Assim se configura a grande solidariedade. Existem, porém, as formas pequenas do cotidiano. Não exibem o esplendor dos milhões de dólares. Revelam, no entanto, a mesma beleza humana de ir ao encontro do necessitado. Em quantas creches e asilos, hospitais e favelas, periferia urbana e rural, milhares de pessoas gastam energia e tempo, ao sanar o corpo e espírito de doentes e carentes, ao re-dignificar pessoas aviltadas por miséria indigna do ser humano.
Só o olhar divino recolhe todos esses gestos e guarda-os na infinita memória de sua misericórdia. Vai recitá-los no dia do juízo, como o maravilhoso sermão escatológico de Mateus 25 nos recorda.
Encanta-nos quando já se transmite às crianças, desde cedo, tal sentimento de solidariedade. Elas crescem em clima sadio de preocupação com o outro em frontal reação à ideologia dominante do consumismo, do narcisismo, do individualismo levado ao extremo.
O coração infantil, massa mole, grava fundo as primeiras experiências.
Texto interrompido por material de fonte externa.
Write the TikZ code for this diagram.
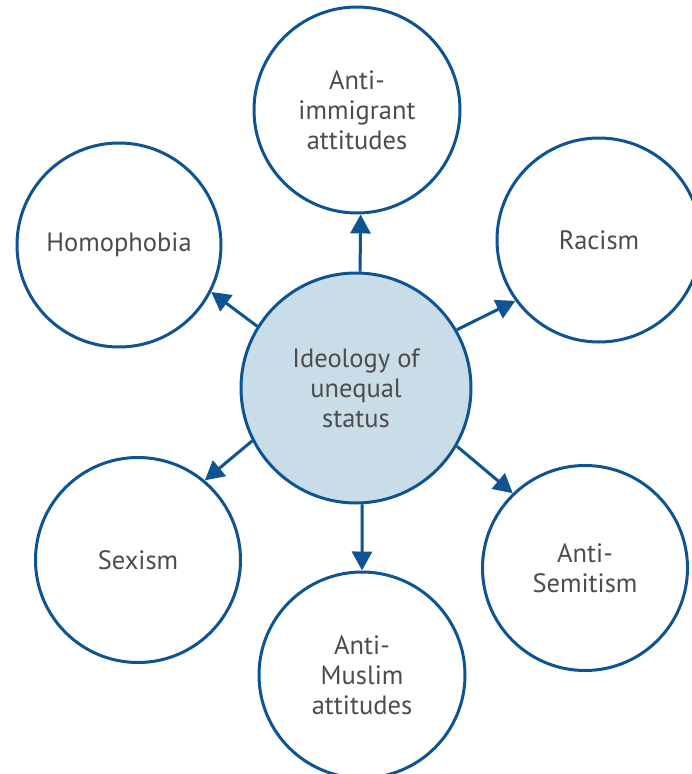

Pais e educadores carregam pesada responsabilidade de incisar nele as letras do amor e da solidariedade, antes que os programas de televisão, as conversas fúteis o sequem no fechamento egoísta.
Solidariedade transforma-se em cultura lá onde os gestos, os sinais ordinários, as imagens veiculadas, os atos narrados e engrandecidos a refletem de modo que ser solidário se torna regra de gramática e o contrário cataloga-se como solecismo.